Regarding the recovery of the gun and the rounds of ammunition that were stolen from PW3 and found in the appellant’s house, the appellant said nothing about it. The prosecution led clear and detailed evidence as to how the items were recovered. The gun was confirmed to have been the same that had been issued to PW3.
The robbery took place on 16/8/2000 and the said items were recovered on 5/9/2000, about 20 days thereafter. The appellant did not give any explanation at all regarding his possession of the same. Under the doctrine of possession of recently stolen property, the appellant was in law duty bound to offer a reasonable explanation as to how the said items came to be in his house, otherwise than as the thief or guilty receiver. The Court of Appeal applied that doctrine in SAMUEL MUNENE MATU VS REPUBLIC Criminal Appeal No. 108 of 2003 at Nyeri (unreported) where some stolen goods were recovered from the house of an appellant about three weeks after a robbery.
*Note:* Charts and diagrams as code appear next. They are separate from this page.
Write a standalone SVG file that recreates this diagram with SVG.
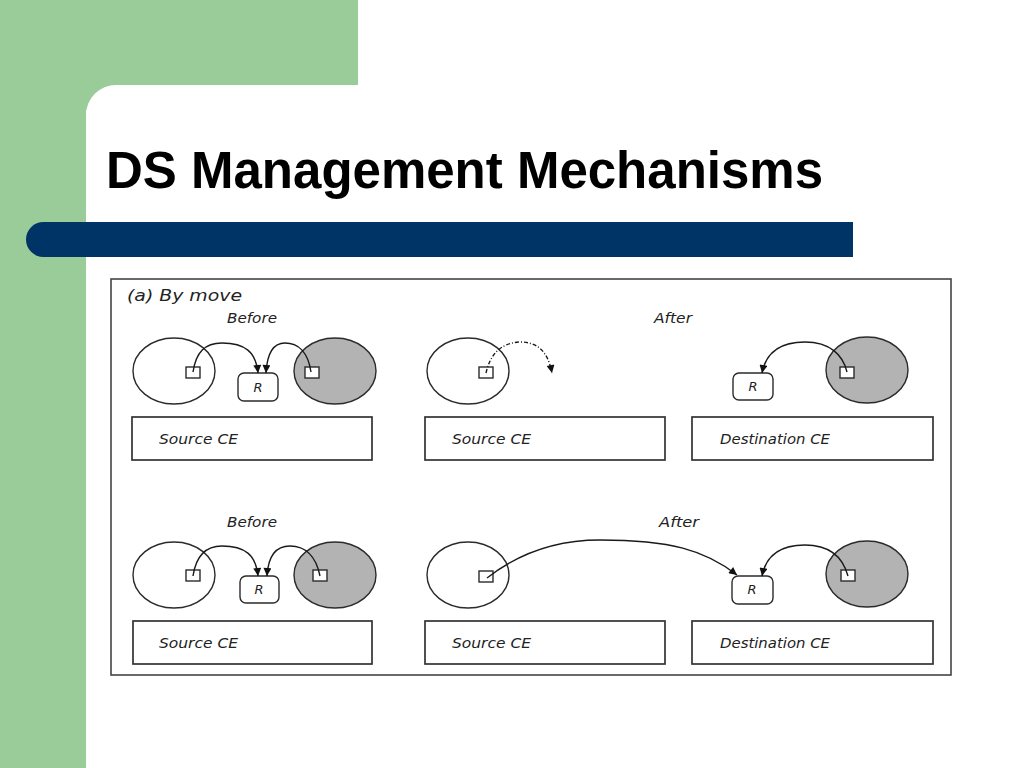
<svg xmlns="http://www.w3.org/2000/svg" width="1024" height="768" viewBox="0 0 1024 768">
<style>
.ln{fill:none;stroke:#2b2b2b;stroke-width:1.4}
.wh{fill:#ffffff;stroke:#2b2b2b;stroke-width:1.4}
.gr{fill:#b3b3b3;stroke:#2b2b2b;stroke-width:1.4}
.box{fill:#ffffff;stroke:#333333;stroke-width:1.7}
.t{font-family:"DejaVu Sans","Liberation Sans",sans-serif;font-style:italic;fill:#222222}
.arr{fill:none;stroke:#1a1a1a;stroke-width:1.4;marker-end:url(#ah)}
</style>
<defs>
<marker id="ah" viewBox="0 0 10 10" refX="10" refY="5" markerWidth="10" markerHeight="8" markerUnits="userSpaceOnUse" orient="auto">
<path d="M0,0 L10,5 L0,10 Z" fill="#111111"/>
</marker>
</defs>
<rect x="0" y="0" width="1024" height="768" fill="#ffffff"/>
<rect x="0" y="0" width="358" height="110" fill="#99cc99"/>
<rect x="0" y="0" width="86" height="768" fill="#99cc99"/>
<rect x="86" y="85" width="1000" height="760" rx="30" ry="30" fill="#ffffff"/>
<path d="M43.5,222 H853 V257 H43.5 A17.5,17.5 0 0 1 43.5,222 Z" fill="#003366"/>
<text x="106" y="188" font-family="Liberation Sans, Arial, sans-serif" font-weight="bold" font-size="51" fill="#000000">DS Management Mechanisms</text>

<g id="frame"><rect x="111" y="279" width="840" height="396" fill="#ffffff" stroke="#444444" stroke-width="1.6"/></g>
<text class="t" x="127" y="301" font-size="16" textLength="115" lengthAdjust="spacingAndGlyphs">(a) By move</text>
<text class="t" x="227" y="323" font-size="14" textLength="50" lengthAdjust="spacingAndGlyphs">Before</text>
<text class="t" x="654" y="323" font-size="14" textLength="38" lengthAdjust="spacingAndGlyphs">After</text>
<text class="t" x="227" y="527" font-size="14" textLength="50" lengthAdjust="spacingAndGlyphs">Before</text>
<text class="t" x="659" y="527" font-size="14" textLength="40" lengthAdjust="spacingAndGlyphs">After</text>

<!-- top row -->
<g id="top-before-source-ce"><rect class="box" x="132" y="417" width="240" height="43"/><text class="t" x="159" y="444" font-size="14" textLength="79" lengthAdjust="spacingAndGlyphs">Source CE</text></g>
<g id="top-before-src-circle"><ellipse class="wh" cx="174" cy="371" rx="41" ry="33"/><rect class="wh" x="186" y="367" width="14" height="11"/></g>
<g id="top-before-dst-circle"><ellipse class="gr" cx="335" cy="371" rx="41" ry="33"/><rect class="wh" x="305" y="367" width="14" height="11"/></g>
<g id="top-before-r"><rect class="wh" x="238" y="373" width="40" height="28" rx="6"/><text class="t" x="258" y="392" font-size="13" text-anchor="middle">R</text></g>

<g id="top-after-source-ce"><rect class="box" x="425" y="417" width="240" height="43"/><text class="t" x="452" y="444" font-size="14" textLength="79" lengthAdjust="spacingAndGlyphs">Source CE</text></g>
<g id="top-after-src-circle"><ellipse class="wh" cx="468" cy="371" rx="41" ry="33"/><rect class="wh" x="479" y="367" width="14" height="11"/></g>

<g id="top-after-dest-ce"><rect class="box" x="692" y="417" width="241" height="43"/><text class="t" x="720" y="444" font-size="14" textLength="110" lengthAdjust="spacingAndGlyphs">Destination CE</text></g>
<g id="top-after-dst-circle"><ellipse class="gr" cx="867" cy="370" rx="41" ry="33"/><rect class="wh" x="840" y="367" width="14" height="11"/></g>
<g id="top-after-r"><rect class="wh" x="733" y="373" width="40" height="27" rx="6"/><text class="t" x="753" y="391" font-size="13" text-anchor="middle">R</text></g>

<!-- bottom row -->
<g id="bot-before-source-ce"><rect class="box" x="133" y="621" width="239" height="43"/><text class="t" x="159" y="648" font-size="14" textLength="79" lengthAdjust="spacingAndGlyphs">Source CE</text></g>
<g id="bot-before-src-circle"><ellipse class="wh" cx="174" cy="575" rx="41" ry="33"/><rect class="wh" x="186" y="570" width="14" height="11"/></g>
<g id="bot-before-dst-circle"><ellipse class="gr" cx="335" cy="575" rx="41" ry="33"/><rect class="wh" x="313" y="570" width="14" height="11"/></g>
<g id="bot-before-r"><rect class="wh" x="240" y="576" width="39" height="27" rx="6"/><text class="t" x="259" y="594" font-size="13" text-anchor="middle">R</text></g>

<g id="bot-after-source-ce"><rect class="box" x="425" y="621" width="240" height="43"/><text class="t" x="452" y="648" font-size="14" textLength="79" lengthAdjust="spacingAndGlyphs">Source CE</text></g>
<g id="bot-after-src-circle"><ellipse class="wh" cx="468" cy="575" rx="41" ry="33"/><rect class="wh" x="479" y="571" width="14" height="11"/></g>

<g id="bot-after-dest-ce"><rect class="box" x="692" y="621" width="241" height="43"/><text class="t" x="720" y="648" font-size="14" textLength="110" lengthAdjust="spacingAndGlyphs">Destination CE</text></g>
<g id="bot-after-dst-circle"><ellipse class="gr" cx="867" cy="574" rx="41" ry="33"/><rect class="wh" x="841" y="570" width="14" height="11"/></g>
<g id="bot-after-r"><rect class="wh" x="732" y="576" width="41" height="28" rx="6"/><text class="t" x="752" y="594" font-size="13" text-anchor="middle">R</text></g>

<g id="connectors">
<path class="arr" d="M193,372 C196,352 205,343 222,343 C245,343 256,352 258,373"/>
<path class="arr" d="M311,372 C308,352 298,343 285,343 C272,343 267,355 266,373"/>
<path class="arr" d="M486,373 C490,355 500,343 520,342 C538,342 548,352 552,373" stroke-dasharray="4 2 1 2"/>
<path class="arr" d="M847,372 C843,355 830,342 805,342 C780,342 766,352 762,373"/>
<path class="arr" d="M193,576 C196,556 205,546 222,546 C245,546 256,555 258,576"/>
<path class="arr" d="M320,576 C316,556 305,546 290,546 C275,546 268,558 267,576"/>
<path class="arr" d="M487,578 C510,560 545,540 600,540 C670,540 705,550 737,575"/>
<path class="arr" d="M848,576 C843,558 830,545 805,545 C780,545 766,555 762,576"/>
</g>
</svg>
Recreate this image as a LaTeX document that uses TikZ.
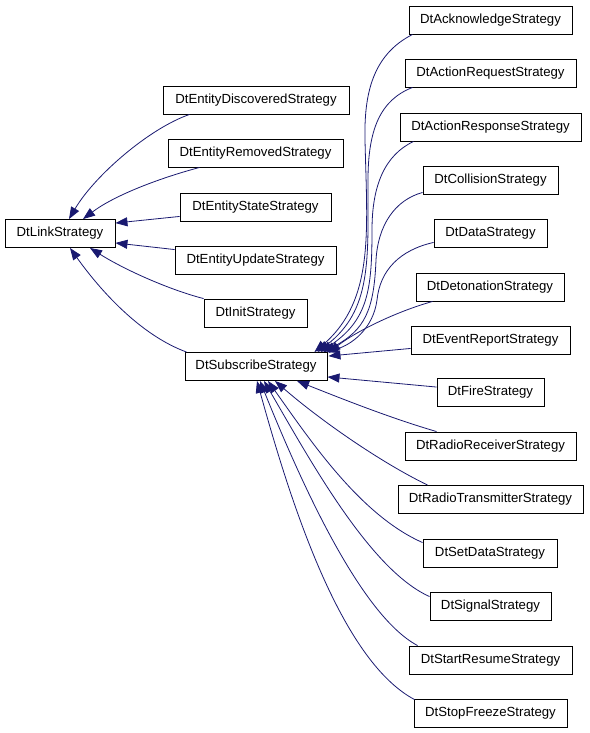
\documentclass[tikz,border=0pt]{standalone}
\usepackage{fontspec}
\setmainfont{Liberation Sans}
\usetikzlibrary{arrows.meta,calc}
\definecolor{edgeblue}{HTML}{191970}
\tikzset{
  cls/.style={draw=black, line width=0.9pt, fill=white, minimum height=28pt, inner sep=0pt,
    font=\fontsize{13.2}{15}\selectfont},
  edge/.style={draw=edgeblue, line width=0.8pt, -{Triangle[length=12pt,width=9pt,fill=edgeblue]}}
}
\begin{document}
\begin{tikzpicture}[x=1pt,y=-1pt]
\useasboundingbox (0,0) rectangle (589,733);
% left part
\node[cls, minimum width=110pt] (link) at (60,233.5) {DtLinkStrategy};
\node[cls, minimum width=186pt] (disc) at (256,100) {DtEntityDiscoveredStrategy};
\node[cls, minimum width=175pt] (rem) at (255.5,153) {DtEntityRemovedStrategy};
\node[cls, minimum width=151pt] (state) at (255.5,207) {DtEntityStateStrategy};
\node[cls, minimum width=161pt] (update) at (255.5,260) {DtEntityUpdateStrategy};
\node[cls, minimum width=103pt] (init) at (255.5,313) {DtInitStrategy};
\node[cls, minimum width=142pt] (sub) at (256,366.5) {DtSubscribeStrategy};
% right part
\node[cls, minimum width=163pt] (ack) at (490.5,20) {DtAcknowledgeStrategy};
\node[cls, minimum width=171pt] (actreq) at (490.5,73) {DtActionRequestStrategy};
\node[cls, minimum width=181pt] (actresp) at (490.5,127) {DtActionResponseStrategy};
\node[cls, minimum width=135pt] (coll) at (490.5,180) {DtCollisionStrategy};
\node[cls, minimum width=113pt] (data) at (490.5,233) {DtDataStrategy};
\node[cls, minimum width=148pt] (det) at (490,287) {DtDetonationStrategy};
\node[cls, minimum width=159pt] (ev) at (490.5,340) {DtEventReportStrategy};
\node[cls, minimum width=107pt] (fire) at (490.5,392.5) {DtFireStrategy};
\node[cls, minimum width=171pt] (rr) at (490.5,446) {DtRadioReceiverStrategy};
\node[cls, minimum width=185pt] (rt) at (490.5,499.5) {DtRadioTransmitterStrategy};
\node[cls, minimum width=134pt] (sd) at (490,553) {DtSetDataStrategy};
\node[cls, minimum width=121pt] (sig) at (490.5,606) {DtSignalStrategy};
\node[cls, minimum width=163pt] (sr) at (490.5,660) {DtStartResumeStrategy};
\node[cls, minimum width=153pt] (sf) at (490.5,713) {DtStopFreezeStrategy};

% edges to DtLinkStrategy
\draw[edge] ($(disc.south west)+(27,0)$) .. controls (150,128) and (95,175) .. ($(link.north)+(9,0)$);
\draw[edge] ($(rem.south west)+(32,0)$) .. controls (160,178) and (115,195) .. ($(link.north)+(23,0)$);
\draw[edge] ($(state.south west)+(0,-5)$) -- ($(link.north east)+(0,4)$);
\draw[edge] ($(update.north west)+(0,4)$) -- ($(link.south east)+(0,-5)$);
\draw[edge] (init.north west) .. controls (170,290) and (125,270) .. ($(link.south)+(30,0)$);
\draw[edge] ($(sub.north west)+(2,0)$) .. controls (140,335) and (100,290) .. ($(link.south)+(10,0)$);

% edges to DtSubscribeStrategy
\draw[edge] ($(ack.south west)+(4,0)$) .. controls (372,55) and (364,95) .. (365,140)
   .. controls (367,230) and (375,300) .. ($(sub.north east)+(-13,0)$);
\draw[edge] ($(actreq.south west)+(8,0)$) .. controls (380,100) and (368,130) .. (368,180)
   .. controls (368,260) and (372,310) .. ($(sub.north east)+(-10,0)$);
\draw[edge] ($(actresp.south west)+(14,0)$) .. controls (385,155) and (372,185) .. (372,230)
   .. controls (372,290) and (368,320) .. ($(sub.north east)+(-7,0)$);
\draw[edge] ($(coll.south west)+(0,-2)$) .. controls (395,200) and (378,225) .. (376,260)
   .. controls (374,310) and (365,330) .. ($(sub.north east)+(-4,0)$);
\draw[edge] ($(data.south west)+(0,-5)$) .. controls (400,250) and (380,270) .. (377,300)
   .. controls (373,330) and (350,345) .. ($(sub.north east)+(-1,0)$);
\draw[edge] ($(det.south west)+(17,0)$) .. controls (395,312) and (355,332) .. ($(sub.north east)+(1,1)$);
\draw[edge] ($(ev.south west)+(0,-6)$) -- ($(sub.north east)+(1,4)$);
\draw[edge] ($(fire.north west)+(0,9)$) -- ($(sub.south east)+(0,-4)$);
\draw[edge] ($(rr.north west)+(32,0)$) .. controls (390,418) and (340,398) .. ($(sub.south)+(41,0)$);
\draw[edge] ($(rt.north west)+(30,0)$) .. controls (380,462) and (320,420) .. ($(sub.south)+(19,0)$);
\draw[edge] ($(sd.north west)+(0,4)$) .. controls (360,515) and (310,440) .. ($(sub.south)+(12,0)$);
\draw[edge] ($(sig.north west)+(0,5)$) .. controls (370,570) and (310,460) .. ($(sub.south)+(8,0)$);
\draw[edge] ($(sr.north west)+(9,0)$) .. controls (360,615) and (300,480) .. ($(sub.south)+(4,0)$);
\draw[edge] ($(sf.north west)+(1,1)$) .. controls (340,660) and (290,500) .. ($(sub.south)+(1,0)$);
\end{tikzpicture}
\end{document}
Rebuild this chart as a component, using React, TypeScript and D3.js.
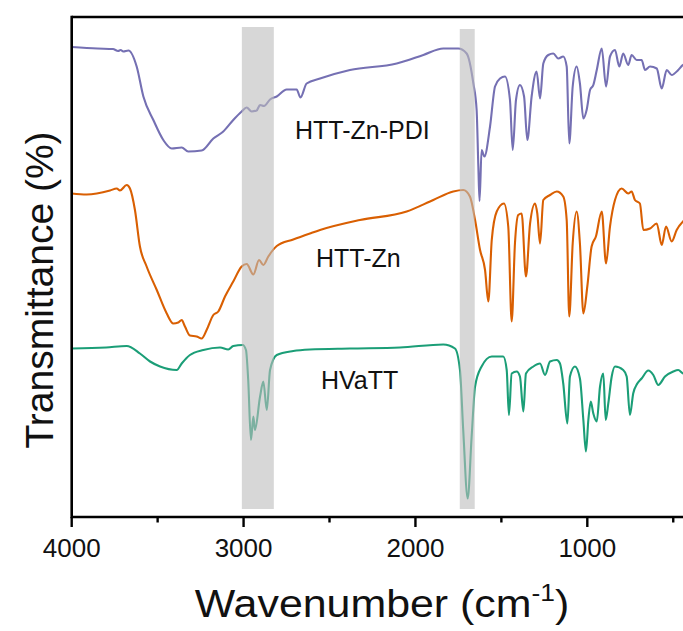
import React from "react";
import * as d3 from "d3";

// ---- data (wavenumber cm^-1, stacked transmittance a.u.) ----
const seriesNames = ["HTT-Zn-PDI", "HTT-Zn", "HVaTT"];
const seriesColors = ["#7570b3", "#d95f02", "#1b9e77"];

const httZnPdi: [number, number][] = [
  [4000, 94.0], [3850, 93.7], [3760, 93.6], [3730, 93.2], [3715, 93.4], [3700, 93.1], [3670, 93.3],
  [3622, 90.1], [3583, 84.1], [3525, 79.4], [3467, 75.4], [3418, 73.7], [3360, 73.9], [3322, 73.1],
  [3244, 73.3], [3176, 75.7], [3118, 77.1], [3060, 79.4], [3011, 81.1], [2982, 81.9], [2953, 81.1],
  [2924, 81.3], [2904, 82.4], [2881, 82.2], [2846, 83.5], [2807, 84.1], [2749, 85.5], [2691, 85.5],
  [2669, 83.9], [2633, 86.7], [2555, 87.7], [2381, 89.4], [2109, 90.7], [1954, 92.4], [1838, 93.7],
  [1751, 93.7], [1702, 92.7], [1663, 86.7], [1644, 81.4], [1634, 70.1], [1627, 63.2], [1615, 73.4],
  [1599, 72.1], [1566, 78.1], [1537, 86.1], [1508, 87.7], [1479, 88.1], [1450, 83.4], [1434, 73.4],
  [1415, 83.4], [1392, 86.4], [1368, 84.1], [1349, 75.4], [1324, 84.1], [1295, 89.1], [1275, 83.7],
  [1256, 90.7], [1227, 92.4], [1198, 92.7], [1169, 91.7], [1140, 92.1], [1120, 90.1], [1105, 74.7],
  [1085, 86.1], [1062, 90.1], [1043, 86.7], [1023, 79.7], [1004, 81.4], [984, 85.4], [965, 86.4],
  [945, 89.4], [916, 93.7], [891, 86.1], [868, 92.1], [839, 93.4], [814, 90.1], [791, 92.7],
  [762, 90.4], [742, 92.4], [713, 91.4], [684, 91.4], [664, 89.4], [635, 90.1], [596, 89.7],
  [567, 85.7], [538, 89.4], [509, 88.4], [471, 89.4], [443, 90.4], [400, 90.8],
];

const httZn: [number, number][] = [
  [4000, 64.7], [3913, 64.5], [3777, 65.3], [3738, 65.7], [3719, 65.3], [3680, 66.4], [3661, 65.7],
  [3632, 61.4], [3603, 54.1], [3564, 50.1], [3505, 45.4], [3447, 40.7], [3409, 38.7], [3380, 38.9],
  [3360, 39.4], [3341, 38.1], [3312, 36.3], [3273, 36.1], [3244, 35.7], [3215, 37.4], [3176, 40.4],
  [3147, 41.1], [3108, 44.1], [3060, 47.1], [3011, 50.1], [2982, 50.6], [2943, 48.5], [2910, 51.4],
  [2885, 50.4], [2856, 52.1], [2807, 54.2], [2711, 55.5], [2614, 56.7], [2555, 57.4], [2323, 59.4],
  [2051, 61.1], [1896, 63.4], [1780, 65.1], [1722, 65.4], [1683, 64.1], [1653, 59.4], [1624, 53.4],
  [1595, 49.4], [1576, 43.1], [1556, 55.4], [1527, 61.1], [1485, 62.7], [1460, 58.1], [1440, 39.1],
  [1421, 54.7], [1402, 60.4], [1382, 60.7], [1357, 48.1], [1333, 58.7], [1304, 62.7], [1291, 60.7],
  [1275, 54.7], [1256, 63.4], [1217, 64.4], [1178, 65.1], [1140, 64.1], [1120, 59.4], [1105, 40.1],
  [1085, 54.7], [1062, 61.1], [1043, 54.7], [1023, 40.7], [1000, 46.1], [975, 54.1], [950, 56.1],
  [916, 61.1], [891, 50.7], [868, 58.1], [839, 63.4], [800, 65.7], [762, 64.7], [742, 65.1],
  [723, 63.4], [694, 62.7], [674, 57.4], [635, 57.7], [596, 58.7], [567, 54.4], [542, 58.1],
  [509, 55.1], [480, 57.4], [443, 59.1], [400, 60.0],
];

const hvatt: [number, number][] = [
  [4000, 33.7], [3800, 33.9], [3680, 34.2], [3603, 32.7], [3544, 31.1], [3486, 30.1], [3389, 29.4],
  [3360, 30.7], [3312, 32.4], [3234, 33.4], [3137, 33.9], [3089, 33.5], [3060, 34.2], [3005, 34.4],
  [2986, 33.4], [2973, 27.4], [2957, 15.4], [2943, 20.1], [2934, 17.4], [2904, 24.1], [2885, 27.1],
  [2865, 21.4], [2846, 29.4], [2807, 32.4], [2711, 33.2], [2614, 33.5], [2381, 33.7], [2090, 33.9],
  [1838, 34.5], [1770, 33.7], [1741, 29.4], [1722, 17.4], [1696, 3.7], [1673, 16.1], [1653, 26.1],
  [1615, 30.1], [1556, 32.1], [1489, 32.1], [1469, 29.4], [1456, 20.4], [1440, 28.7], [1411, 29.1],
  [1392, 28.1], [1372, 21.1], [1357, 28.7], [1314, 30.1], [1275, 30.7], [1246, 28.4], [1217, 31.1],
  [1178, 31.4], [1159, 30.7], [1140, 26.7], [1116, 18.7], [1101, 28.1], [1072, 30.1], [1043, 27.7],
  [1023, 19.4], [1008, 13.1], [994, 19.4], [980, 23.1], [965, 20.7], [945, 19.1], [926, 26.1],
  [907, 28.7], [893, 19.4], [878, 22.7], [858, 28.1], [839, 30.1], [791, 29.4], [771, 28.1],
  [752, 20.4], [733, 24.7], [709, 26.7], [684, 27.7], [645, 29.3], [616, 28.4], [587, 26.4],
  [548, 28.1], [500, 29.1], [471, 29.4], [443, 28.7], [400, 28.5],
];

const seriesData = [httZnPdi, httZn, hvatt];
// label anchor points (wavenumber, value)
const labelPos: [number, number][] = [[2701, 75.6], [2579, 50.0], [2550, 25.6]];

// highlighted bands [from, to, top]
const bands: [number, number, number][] = [[3010, 2824, 98.0], [1742, 1655, 97.6]];

const majorTicks = [4000, 3000, 2000, 1000];
const minorTicks = [3500, 2500, 1500, 500];

const W = 683;
const H = 631;
const FONT = "'Liberation Sans', Arial, sans-serif";

export default function App() {
  const left = 71.7;
  const top = 17;
  const bottom = 517;
  const x = d3.scaleLinear().domain([4000, 400]).range([left, left + 3600 * 0.17187]);
  const y = d3.scaleLinear().domain([0, 100]).range([bottom, top]);
  const line = d3
    .line<[number, number]>()
    .curve(d3.curveMonotoneX)
    .x((d) => x(d[0]))
    .y((d) => y(d[1]));

  return (
    <svg
      width={W}
      height={H}
      style={{ position: "absolute", left: 0, top: 0, background: "#fff" }}
      fontFamily={FONT}
    >
      <defs>
        <clipPath id="plotclip">
          <rect x={left} y={top} width={x(400) - left} height={bottom - top} />
        </clipPath>
      </defs>
      <rect x={0} y={0} width={W} height={H} fill="#fff" />
      <g clipPath="url(#plotclip)">
        {seriesData.map((s, i) => (
          <path
            key={seriesNames[i]}
            d={line(s) || ""}
            fill="none"
            stroke={seriesColors[i]}
            strokeWidth={2.1}
            strokeLinejoin="round"
          />
        ))}
      </g>
      {bands.map((b, i) => (
        <rect
          key={i}
          x={x(b[0])}
          y={y(b[2])}
          width={x(b[1]) - x(b[0])}
          height={y(1.6) - y(b[2])}
          fill="#bdbdbd"
          fillOpacity={0.6}
        />
      ))}
      {/* frame */}
      <line x1={left} x2={W + 10} y1={top} y2={top} stroke="#000" strokeWidth={2.6} />
      <line x1={left} x2={W + 10} y1={bottom} y2={bottom} stroke="#000" strokeWidth={2.6} />
      <line x1={left} x2={left} y1={top - 1.3} y2={bottom + 1.3} stroke="#000" strokeWidth={2.6} />
      {majorTicks.map((t) => (
        <line key={t} x1={x(t)} x2={x(t)} y1={bottom} y2={bottom + 10} stroke="#000" strokeWidth={2.4} />
      ))}
      {minorTicks.map((t) => (
        <line key={t} x1={x(t)} x2={x(t)} y1={bottom} y2={bottom + 5.5} stroke="#000" strokeWidth={2.4} />
      ))}
      {majorTicks.map((t) => (
        <text key={t} x={x(t)} y={557} fontSize={26} textAnchor="middle" fill="#111">
          {t}
        </text>
      ))}
      {seriesNames.map((n, i) => (
        <text
          key={n}
          x={x(labelPos[i][0])}
          y={y(labelPos[i][1])}
          fontSize={25}
          fill="#111"
          textAnchor="start"
        >
          {n}
        </text>
      ))}
      <text
        transform="translate(382,617) scale(1.1,1)"
        fontSize={39}
        textAnchor="middle"
        fill="#111"
      >
        Wavenumber (cm
        <tspan fontSize={24} dy={-16}>-1</tspan>
        <tspan dy={16}>)</tspan>
      </text>
      <text
        transform={`translate(53,290) rotate(-90)`}
        fontSize={39}
        textAnchor="middle"
        fill="#111"
      >
        Transmittance (%)
      </text>
    </svg>
  );
}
To sustain a conviction under this doctrine, it must be proved that the property was stolen from the owner and must be identifiable as belonging to the owner (or the special owner for that matter) and the accused person must be found in possession of the said property soon after it left the possession of the owner. The time that is taken into account in determining that an accused person has been found in possession of recently stolen property depends on the circumstances of each case. In this particular case, a period of 20 days in our view was reasonable to raise the presumption that the appellant took part in the robbery and particularly so since the appellant did not offer any explanation that would have rebutted the presumption.
In our view, the appellant was properly convicted and sentenced and we see no basis of interfering with the judgment of the trial court. The appeal is therefore dismissed and the conviction and sentence as pronounced by the trial court is hereby confirmed. DATED at Nakuru this 17th day of December, 2004.